### Raw data
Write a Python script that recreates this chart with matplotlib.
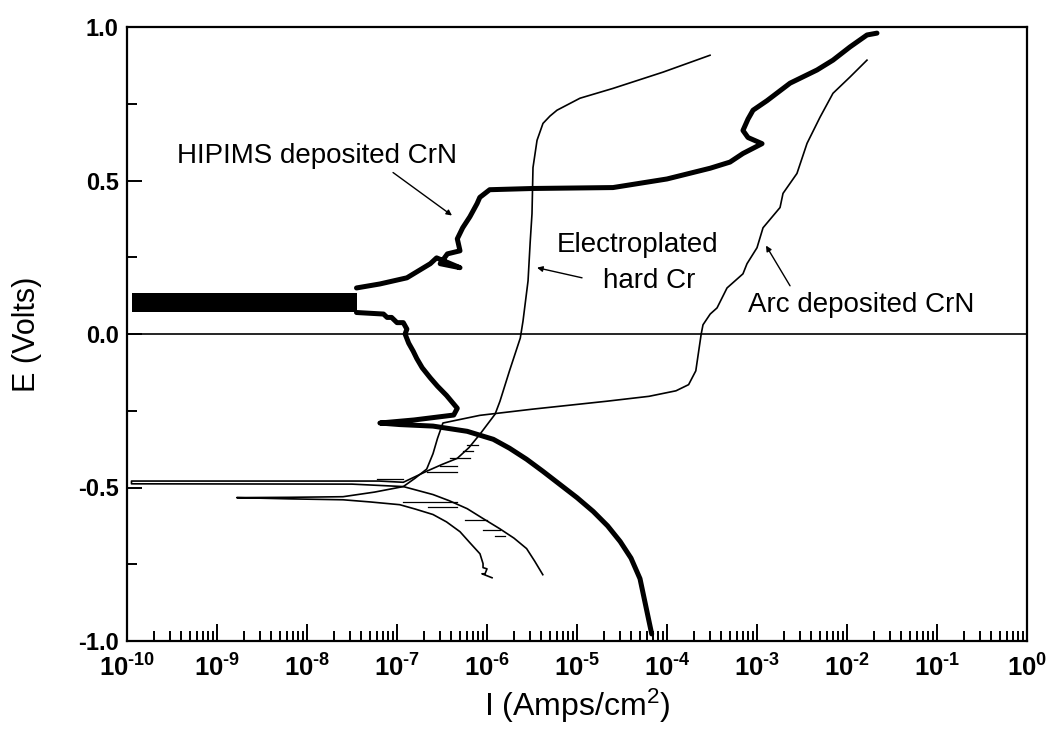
import matplotlib
matplotlib.use('Agg')
import matplotlib.pyplot as plt
import numpy as np
from matplotlib.ticker import FixedLocator, LogLocator, FuncFormatter, NullFormatter

plt.rcParams['font.family'] = ['Liberation Sans', 'DejaVu Sans']
plt.rcParams['mathtext.fontset'] = 'custom'
plt.rcParams['mathtext.rm'] = 'Liberation Sans:bold'
plt.rcParams['mathtext.sf'] = 'Liberation Sans'
plt.rcParams['mathtext.default'] = 'rm'
plt.rcParams['axes.unicode_minus'] = False

# polarisation curves, current density given as log10(A/cm2), potential in V
hipims_low_logi = [-4.17, -4.24, -4.30, -4.40, -4.52, -4.66, -4.82, -5.0, -5.19, -5.38,
                   -5.56, -5.75, -5.93, -6.22, -6.6, -6.97, -7.19, -6.81, -6.37, -6.33,
                   -6.45, -6.55, -6.63, -6.72, -6.78, -6.82, -6.87, -6.91, -6.89, -6.93,
                   -7.0, -7.06, -7.11, -7.15, -7.45]
hipims_low_e = [-0.977, -0.88, -0.797, -0.73, -0.676, -0.625, -0.578, -0.533, -0.49, -0.447,
                -0.408, -0.372, -0.343, -0.317, -0.30, -0.295, -0.29, -0.28, -0.264, -0.242,
                -0.2, -0.17, -0.143, -0.11, -0.08, -0.056, -0.03, 0.0, 0.016, 0.037,
                0.037, 0.054, 0.054, 0.065, 0.07]

hipims_high_logi = [-7.45, -7.19, -6.89, -6.63, -6.56, -6.3, -6.52, -6.44, -6.3, -6.33,
                    -6.27, -6.19, -6.11, -6.08, -5.97, -5.49, -4.6, -4.0, -3.52, -3.3,
                    -3.156, -2.944, -3.1, -3.156, -3.1, -3.044, -2.889, -2.633, -2.333,
                    -2.156, -1.967, -1.778, -1.667]
hipims_high_e = [0.150, 0.163, 0.183, 0.229, 0.248, 0.216, 0.229, 0.261, 0.271, 0.31,
                 0.346, 0.382, 0.425, 0.445, 0.47, 0.474, 0.477, 0.505, 0.54, 0.56,
                 0.588, 0.62, 0.64, 0.663, 0.70, 0.729, 0.76, 0.817, 0.86,
                 0.892, 0.935, 0.974, 0.98]

# noisy region near open circuit for the HIPIMS film
hipims_band_logi = [-9.94, -7.45]
hipims_band_lo = [0.073, 0.073]
hipims_band_hi = [0.135, 0.135]

cr_logi = [-5.38, -5.47, -5.56, -5.7, -5.86, -6.05, -6.22, -6.42, -6.6, -6.93, -7.5,
           -9.95, -9.95, -7.2, -6.93, -6.67, -6.5, -6.33, -6.2, -6.08, -5.91, -5.856,
           -5.75, -5.63, -5.6, -5.544, -5.52, -5.5, -5.489, -5.444, -5.378, -5.3,
           -5.222, -4.967, -4.6, -4.044, -3.522]
cr_e = [-0.784, -0.74, -0.699, -0.665, -0.634, -0.600, -0.569, -0.543, -0.523, -0.497, -0.489,
        -0.488, -0.479, -0.479, -0.483, -0.447, -0.425, -0.405, -0.37, -0.327, -0.261, -0.219,
        -0.12, -0.013, 0.042, 0.173, 0.3, 0.392, 0.542, 0.631, 0.686, 0.71,
        0.729, 0.768, 0.80, 0.853, 0.908]

# short horizontal noise strokes on the hard Cr curve: E, start, end
cr_noise_e = [-0.471, -0.448, -0.431, -0.405, -0.382, -0.36, -0.546, -0.565, -0.605, -0.637, -0.657]
cr_noise_start = [-7.22, -6.67, -6.52, -6.41, -6.27, -6.22, -6.93, -6.66, -6.24, -6.04, -5.91]
cr_noise_end = [-6.93, -6.33, -6.33, -6.19, -6.16, -6.10, -6.33, -6.33, -6.0, -5.86, -5.8]

arc_logi = [-5.944, -6.056, -6.022, -6.0, -6.044, -6.044, -6.078, -6.19, -6.3, -6.45, -6.6,
            -6.8, -6.97, -7.3, -7.6, -8.2, -8.78, -8.2, -7.6, -7.25, -6.93, -6.8, -6.67,
            -6.6, -6.55, -6.49, -6.08, -5.5, -4.67, -4.2, -3.9, -3.76, -3.68, -3.65, -3.62,
            -3.6, -3.52, -3.444, -3.333, -3.156, -3.111, -3.0, -2.933, -2.744, -2.711,
            -2.556, -2.444, -2.3, -2.156, -1.967, -1.778]
arc_e = [-0.794, -0.781, -0.781, -0.765, -0.761, -0.748, -0.716, -0.68, -0.644, -0.612, -0.588,
         -0.57, -0.556, -0.547, -0.54, -0.537, -0.533, -0.532, -0.53, -0.515, -0.497, -0.47, -0.44,
         -0.39, -0.34, -0.29, -0.265, -0.245, -0.219, -0.203, -0.185, -0.165, -0.12, -0.06, 0.0,
         0.03, 0.065, 0.085, 0.15, 0.196, 0.229, 0.281, 0.346, 0.412, 0.458,
         0.523, 0.621, 0.706, 0.784, 0.837, 0.892]

x_major = [1e-10, 1e-9, 1e-8, 1e-7, 1e-6, 1e-5, 1e-4, 1e-3, 1e-2, 1e-1, 1e0]
y_major = [-1.0, -0.5, 0.0, 0.5, 1.0]
y_minor = [-0.75, -0.25, 0.25, 0.75]


def amps(logi):
    return 10.0 ** np.asarray(logi)


def decade_label(v, pos):
    n = int(round(np.log10(v)))
    if n < 0:
        return r'$10^{\text{-%d}}$' % (-n)
    return r'$10^{%d}$' % n


fig = plt.figure(figsize=(10.46, 7.42), dpi=100)
ax = fig.add_axes([127 / 1046, 1 - 641 / 742, 900 / 1046, 614 / 742])

ax.axhline(0.0, color='black', lw=1.2, zorder=1)

ax.fill_between(amps(hipims_band_logi), hipims_band_lo, hipims_band_hi, color='black', lw=0, zorder=3)
ax.plot(amps(hipims_low_logi), hipims_low_e, color='black', lw=3.6,
        solid_capstyle='round', solid_joinstyle='round', zorder=3)
ax.plot(amps(hipims_high_logi), hipims_high_e, color='black', lw=3.6,
        solid_capstyle='round', solid_joinstyle='round', zorder=3)

ax.plot(amps(cr_logi), cr_e, color='black', lw=1.2, zorder=2)
for e, a, b in zip(cr_noise_e, cr_noise_start, cr_noise_end):
    ax.plot(amps([a, b]), [e, e], color='black', lw=0.9, zorder=2)

ax.plot(amps(arc_logi), arc_e, color='black', lw=1.2, zorder=2)

ax.set_xscale('log')
ax.set_xlim(1e-10, 1)
ax.set_ylim(-1, 1)

ax.xaxis.set_major_locator(FixedLocator(x_major))
ax.xaxis.set_minor_locator(LogLocator(base=10, subs=np.arange(2, 10), numticks=20))
ax.xaxis.set_minor_formatter(NullFormatter())
ax.xaxis.set_major_formatter(FuncFormatter(decade_label))
ax.yaxis.set_major_locator(FixedLocator(y_major))
ax.yaxis.set_minor_locator(FixedLocator(y_minor))
ax.yaxis.set_major_formatter(FuncFormatter(lambda v, p: '%.1f' % v))

ax.tick_params(which='both', direction='in', top=False, right=False, width=1.4, labelsize=17)
ax.tick_params(axis='x', which='major', length=12, pad=10, labelsize=18.5)
ax.tick_params(axis='x', which='minor', length=7)
ax.tick_params(axis='y', which='major', length=11, pad=6)
ax.tick_params(axis='y', which='minor', length=7)
for lbl in ax.get_yticklabels():
    lbl.set_fontweight('bold')
for s in ax.spines.values():
    s.set_linewidth(1.6)

ax.set_xlabel(r'I (Amps/cm$^{\mathsf{2}}$)', fontsize=23)
ax.xaxis.set_label_coords(0.5, -0.105)
ax.xaxis.label.set_va('center')
ax.set_ylabel('E (Volts)', fontsize=22)
ax.yaxis.set_label_coords(-0.111, 0.5)
ax.yaxis.label.set_va('center')

ax.text(10 ** -9.444, 0.557, 'HIPIMS deposited CrN', fontsize=20, va='baseline')
ax.text(10 ** -5.222, 0.267, 'Electroplated', fontsize=20, va='baseline')
ax.text(10 ** -4.711, 0.150, 'hard Cr', fontsize=20, va='baseline')
ax.text(10 ** -3.1, 0.072, 'Arc deposited CrN', fontsize=20, va='baseline')

arrow = dict(arrowstyle='-|>', color='black', lw=1.0, mutation_scale=8, shrinkA=0, shrinkB=0)
ax.annotate('', xy=(10 ** -6.389, 0.386), xytext=(10 ** -7.044, 0.526), arrowprops=arrow)
ax.annotate('', xy=(10 ** -5.444, 0.216), xytext=(10 ** -4.944, 0.183), arrowprops=arrow)
ax.annotate('', xy=(10 ** -2.9, 0.288), xytext=(10 ** -2.633, 0.157), arrowprops=arrow)

fig.savefig('out.png', dpi=100)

### Written instruction
Write down every line from the opening of the listing to the line with "plt.rcParams['axes.unicode_minus'] = False", both included, and nothing else; the pictures are omitted.

### Output of the task
Write a Python script that recreates this chart with matplotlib.
import matplotlib
matplotlib.use('Agg')
import matplotlib.pyplot as plt
import numpy as np
from matplotlib.ticker import FixedLocator, LogLocator, FuncFormatter, NullFormatter

plt.rcParams['font.family'] = ['Liberation Sans', 'DejaVu Sans']
plt.rcParams['mathtext.fontset'] = 'custom'
plt.rcParams['mathtext.rm'] = 'Liberation Sans:bold'
plt.rcParams['mathtext.sf'] = 'Liberation Sans'
plt.rcParams['mathtext.default'] = 'rm'
plt.rcParams['axes.unicode_minus'] = False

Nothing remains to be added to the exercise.